È lo scenario con forzante radiativo a 8,5 che, nel rapporto, porta di qui a fine secolo a un amento di temperatura di 4,4 gradi. A contribuire a determinarlo, oltre all’uso del carbone, potrebbe essere anche lo scongelamento del permafrost, con il rilascio in atmosfera di CO2 e metano, o una maggior sensibilità del clima alle emissioni antopiche di anidride carbonica. Paradossalmente, però, con società più ricche, eque e tecnologicizzate, l’uomo potrebbe anche essere maggiormente in grado di fronteggiare il caldo.
Lo scenario più temuto, allora, potrebbe essere il quarto (forzante radiativo a 7), al quale si collegherebbe un aumento di 3,6 gradi, con più siccità, inondazioni più gravi, ondate di calore 40 volte più frequenti e la scomparsa estiva del ghiaccio marino artico. A determinare lo scenario, oltre all’aumento delle emissioni di carbonio, la diffusione di forme di nazionalismo, il crollo della cooperazione internazionale, uno stallo di crescita economica e progresso sociale e una popolazione mondiale oltre i 12 milioni.
Il futuro più probabile
Il Rapporto di Valutazione IPCC indica comunque come più probabile, allo stato attuale, lo scenario intermedio SSP2-4,5 (in cui la cifra dopo il trattino indica il forzante radiativo).
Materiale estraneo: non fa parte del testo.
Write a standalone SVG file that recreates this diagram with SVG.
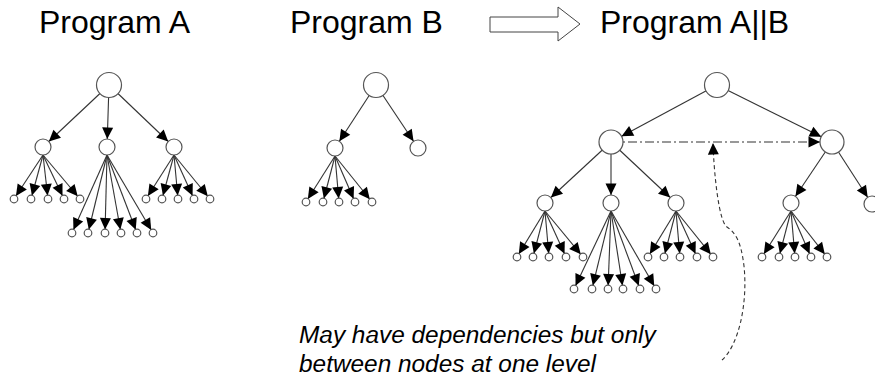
<svg xmlns="http://www.w3.org/2000/svg" width="875" height="379" viewBox="0 0 875 379">
<style>
.t{font-family:"Liberation Sans",Arial,sans-serif;font-size:32px;fill:#000}
.n{font-family:"Liberation Sans",Arial,sans-serif;font-size:24.4px;font-style:italic;fill:#000}
.e{stroke:#333;stroke-width:1.1;fill:none}
.c circle{fill:#fff;stroke:#555;stroke-width:1.2}
.dd{stroke:#333;stroke-width:1.1;fill:none;stroke-dasharray:9,3,2,3}
.da{stroke:#333;stroke-width:1.1;fill:none;stroke-dasharray:4,3}
</style>
<defs>
<marker id="as" markerUnits="userSpaceOnUse" markerWidth="30" markerHeight="12" viewBox="0 0 30 12" refX="15" refY="6" orient="auto" overflow="visible"><path d="M0,0.5 L11.5,6 L0,11.5 z" fill="#000"/></marker>
<marker id="am" markerUnits="userSpaceOnUse" markerWidth="30" markerHeight="12" viewBox="0 0 30 12" refX="19.5" refY="6" orient="auto" overflow="visible"><path d="M0,0.5 L11.5,6 L0,11.5 z" fill="#000"/></marker>
<marker id="al" markerUnits="userSpaceOnUse" markerWidth="30" markerHeight="12" viewBox="0 0 30 12" refX="23.5" refY="6" orient="auto" overflow="visible"><path d="M0,0.5 L11.5,6 L0,11.5 z" fill="#000"/></marker>
<marker id="a0" markerUnits="userSpaceOnUse" markerWidth="30" markerHeight="12" viewBox="0 0 30 12" refX="11.5" refY="6" orient="auto" overflow="visible"><path d="M0,0.5 L11.5,6 L0,11.5 z" fill="#000"/></marker>
</defs>

<g id="titles">
<text class="t" x="39" y="33">Program A</text>
<text class="t" x="290" y="33">Program B</text>
<text class="t" x="600" y="33">Program A||B</text>
<polygon points="490,17 558,17 558,7 580,24 558,41 558,32 490,32" fill="#fff" stroke="#444" stroke-width="1"/>
</g>

<g id="connectors">
<!-- Tree A -->
<line class="e" x1="109" y1="85" x2="43" y2="147" marker-end="url(#am)"/>
<line class="e" x1="109" y1="85" x2="107" y2="147" marker-end="url(#am)"/>
<line class="e" x1="109" y1="85" x2="174" y2="147" marker-end="url(#am)"/>
<line class="e" x1="43" y1="155" x2="14" y2="199" marker-end="url(#as)"/>
<line class="e" x1="43" y1="155" x2="31" y2="199" marker-end="url(#as)"/>
<line class="e" x1="43" y1="155" x2="48" y2="199" marker-end="url(#as)"/>
<line class="e" x1="43" y1="155" x2="64" y2="199" marker-end="url(#as)"/>
<line class="e" x1="43" y1="155" x2="80" y2="199" marker-end="url(#as)"/>
<line class="e" x1="107" y1="155" x2="72" y2="233" marker-end="url(#as)"/>
<line class="e" x1="107" y1="155" x2="88" y2="233" marker-end="url(#as)"/>
<line class="e" x1="107" y1="155" x2="105" y2="233" marker-end="url(#as)"/>
<line class="e" x1="107" y1="155" x2="121" y2="233" marker-end="url(#as)"/>
<line class="e" x1="107" y1="155" x2="137" y2="233" marker-end="url(#as)"/>
<line class="e" x1="107" y1="155" x2="153" y2="233" marker-end="url(#as)"/>
<line class="e" x1="174" y1="155" x2="146" y2="199" marker-end="url(#as)"/>
<line class="e" x1="174" y1="155" x2="162" y2="199" marker-end="url(#as)"/>
<line class="e" x1="174" y1="155" x2="178" y2="199" marker-end="url(#as)"/>
<line class="e" x1="174" y1="155" x2="194" y2="199" marker-end="url(#as)"/>
<line class="e" x1="174" y1="155" x2="210" y2="199" marker-end="url(#as)"/>
<!-- Tree B -->
<line class="e" x1="376" y1="85" x2="335" y2="148" marker-end="url(#am)"/>
<line class="e" x1="376" y1="85" x2="418" y2="148" marker-end="url(#am)"/>
<line class="e" x1="335" y1="156" x2="306" y2="202" marker-end="url(#as)"/>
<line class="e" x1="335" y1="156" x2="323" y2="202" marker-end="url(#as)"/>
<line class="e" x1="335" y1="156" x2="339" y2="202" marker-end="url(#as)"/>
<line class="e" x1="335" y1="156" x2="355" y2="202" marker-end="url(#as)"/>
<line class="e" x1="335" y1="156" x2="372" y2="202" marker-end="url(#as)"/>
<!-- Tree A||B -->
<line class="e" x1="717" y1="85" x2="611" y2="142" marker-end="url(#al)"/>
<line class="e" x1="717" y1="85" x2="832" y2="142" marker-end="url(#al)"/>
<line class="e" x1="611" y1="142" x2="545" y2="203" marker-end="url(#am)"/>
<line class="e" x1="611" y1="142" x2="611" y2="203" marker-end="url(#am)"/>
<line class="e" x1="611" y1="142" x2="676" y2="203" marker-end="url(#am)"/>
<line class="e" x1="832" y1="142" x2="791" y2="203" marker-end="url(#am)"/>
<line class="e" x1="832" y1="142" x2="872" y2="204" marker-end="url(#am)"/>
<line class="e" x1="545" y1="211" x2="517" y2="257" marker-end="url(#as)"/>
<line class="e" x1="545" y1="211" x2="533" y2="257" marker-end="url(#as)"/>
<line class="e" x1="545" y1="211" x2="549" y2="257" marker-end="url(#as)"/>
<line class="e" x1="545" y1="211" x2="566" y2="257" marker-end="url(#as)"/>
<line class="e" x1="545" y1="211" x2="583" y2="257" marker-end="url(#as)"/>
<line class="e" x1="611" y1="211" x2="574" y2="289" marker-end="url(#as)"/>
<line class="e" x1="611" y1="211" x2="592" y2="289" marker-end="url(#as)"/>
<line class="e" x1="611" y1="211" x2="608" y2="289" marker-end="url(#as)"/>
<line class="e" x1="611" y1="211" x2="623" y2="289" marker-end="url(#as)"/>
<line class="e" x1="611" y1="211" x2="640" y2="289" marker-end="url(#as)"/>
<line class="e" x1="611" y1="211" x2="656" y2="289" marker-end="url(#as)"/>
<line class="e" x1="676" y1="211" x2="648" y2="257" marker-end="url(#as)"/>
<line class="e" x1="676" y1="211" x2="664" y2="257" marker-end="url(#as)"/>
<line class="e" x1="676" y1="211" x2="680" y2="257" marker-end="url(#as)"/>
<line class="e" x1="676" y1="211" x2="697" y2="257" marker-end="url(#as)"/>
<line class="e" x1="676" y1="211" x2="713" y2="257" marker-end="url(#as)"/>
<line class="e" x1="791" y1="211" x2="762" y2="257" marker-end="url(#as)"/>
<line class="e" x1="791" y1="211" x2="779" y2="257" marker-end="url(#as)"/>
<line class="e" x1="791" y1="211" x2="795" y2="257" marker-end="url(#as)"/>
<line class="e" x1="791" y1="211" x2="811" y2="257" marker-end="url(#as)"/>
<line class="e" x1="791" y1="211" x2="827" y2="257" marker-end="url(#as)"/>
<!-- dependency -->
<line class="dd" x1="611" y1="142" x2="832" y2="142" marker-end="url(#al)"/>
<path class="da" d="M722,360 C738,346 748,305 744,266 C741,242 736,233 727,227 C719,222 714,175 713,143" marker-end="url(#a0)"/>
</g>

<g class="c">
<g id="a-root"><circle cx="109" cy="85" r="12.5"/></g>
<g id="a-1"><circle cx="43" cy="147" r="8"/></g>
<g id="a-2"><circle cx="107" cy="147" r="8"/></g>
<g id="a-3"><circle cx="174" cy="147" r="8"/></g>
<g id="a-1-1"><circle cx="14" cy="199" r="3.8"/></g>
<g id="a-1-2"><circle cx="31" cy="199" r="3.8"/></g>
<g id="a-1-3"><circle cx="48" cy="199" r="3.8"/></g>
<g id="a-1-4"><circle cx="64" cy="199" r="3.8"/></g>
<g id="a-1-5"><circle cx="80" cy="199" r="3.8"/></g>
<g id="a-2-1"><circle cx="72" cy="233" r="3.8"/></g>
<g id="a-2-2"><circle cx="88" cy="233" r="3.8"/></g>
<g id="a-2-3"><circle cx="105" cy="233" r="3.8"/></g>
<g id="a-2-4"><circle cx="121" cy="233" r="3.8"/></g>
<g id="a-2-5"><circle cx="137" cy="233" r="3.8"/></g>
<g id="a-2-6"><circle cx="153" cy="233" r="3.8"/></g>
<g id="a-3-1"><circle cx="146" cy="199" r="3.8"/></g>
<g id="a-3-2"><circle cx="162" cy="199" r="3.8"/></g>
<g id="a-3-3"><circle cx="178" cy="199" r="3.8"/></g>
<g id="a-3-4"><circle cx="194" cy="199" r="3.8"/></g>
<g id="a-3-5"><circle cx="210" cy="199" r="3.8"/></g>

<g id="b-root"><circle cx="376" cy="85" r="12.5"/></g>
<g id="b-1"><circle cx="335" cy="148" r="8"/></g>
<g id="b-2"><circle cx="418" cy="148" r="8"/></g>
<g id="b-1-1"><circle cx="306" cy="202" r="3.8"/></g>
<g id="b-1-2"><circle cx="323" cy="202" r="3.8"/></g>
<g id="b-1-3"><circle cx="339" cy="202" r="3.8"/></g>
<g id="b-1-4"><circle cx="355" cy="202" r="3.8"/></g>
<g id="b-1-5"><circle cx="372" cy="202" r="3.8"/></g>

<g id="ab-root"><circle cx="717" cy="85" r="12.5"/></g>
<g id="ab-a"><circle cx="611" cy="142" r="12"/></g>
<g id="ab-b"><circle cx="832" cy="142" r="12"/></g>
<g id="ab-a-1"><circle cx="545" cy="203" r="8"/></g>
<g id="ab-a-2"><circle cx="611" cy="203" r="8"/></g>
<g id="ab-a-3"><circle cx="676" cy="203" r="8"/></g>
<g id="ab-b-1"><circle cx="791" cy="203" r="8"/></g>
<g id="ab-b-2"><circle cx="872" cy="204" r="8"/></g>
<g id="ab-a-1-1"><circle cx="517" cy="257" r="3.8"/></g>
<g id="ab-a-1-2"><circle cx="533" cy="257" r="3.8"/></g>
<g id="ab-a-1-3"><circle cx="549" cy="257" r="3.8"/></g>
<g id="ab-a-1-4"><circle cx="566" cy="257" r="3.8"/></g>
<g id="ab-a-1-5"><circle cx="583" cy="257" r="3.8"/></g>
<g id="ab-a-2-1"><circle cx="574" cy="289" r="3.8"/></g>
<g id="ab-a-2-2"><circle cx="592" cy="289" r="3.8"/></g>
<g id="ab-a-2-3"><circle cx="608" cy="289" r="3.8"/></g>
<g id="ab-a-2-4"><circle cx="623" cy="289" r="3.8"/></g>
<g id="ab-a-2-5"><circle cx="640" cy="289" r="3.8"/></g>
<g id="ab-a-2-6"><circle cx="656" cy="289" r="3.8"/></g>
<g id="ab-a-3-1"><circle cx="648" cy="257" r="3.8"/></g>
<g id="ab-a-3-2"><circle cx="664" cy="257" r="3.8"/></g>
<g id="ab-a-3-3"><circle cx="680" cy="257" r="3.8"/></g>
<g id="ab-a-3-4"><circle cx="697" cy="257" r="3.8"/></g>
<g id="ab-a-3-5"><circle cx="713" cy="257" r="3.8"/></g>
<g id="ab-b-1-1"><circle cx="762" cy="257" r="3.8"/></g>
<g id="ab-b-1-2"><circle cx="779" cy="257" r="3.8"/></g>
<g id="ab-b-1-3"><circle cx="795" cy="257" r="3.8"/></g>
<g id="ab-b-1-4"><circle cx="811" cy="257" r="3.8"/></g>
<g id="ab-b-1-5"><circle cx="827" cy="257" r="3.8"/></g>
</g>

<g id="note">
<text class="n" x="299" y="343">May have dependencies but only</text>
<text class="n" x="299" y="372">between nodes at one level</text>
</g>
</svg>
Un aumento di 2,7 gradi, pur superandola, non si discosta di molto dalla soglia di 2 gradi fissata a Parigi.
Per veder calare significativamente il livello delle emissioni di carbonio bisognerà in questo caso attendere fino a dopo il 2050.
Nel quadro socioeconomico, lo scenario prevede una crescita economica globale disomogenea, un tasso di fertilità che rimane elevato nei Paesi in via di sviluppo, portando la popolazione mondiale ad aumentare da 8 a 9,5 milioni, e una alta vulnerabilità climatica di alcune parti del pianeta.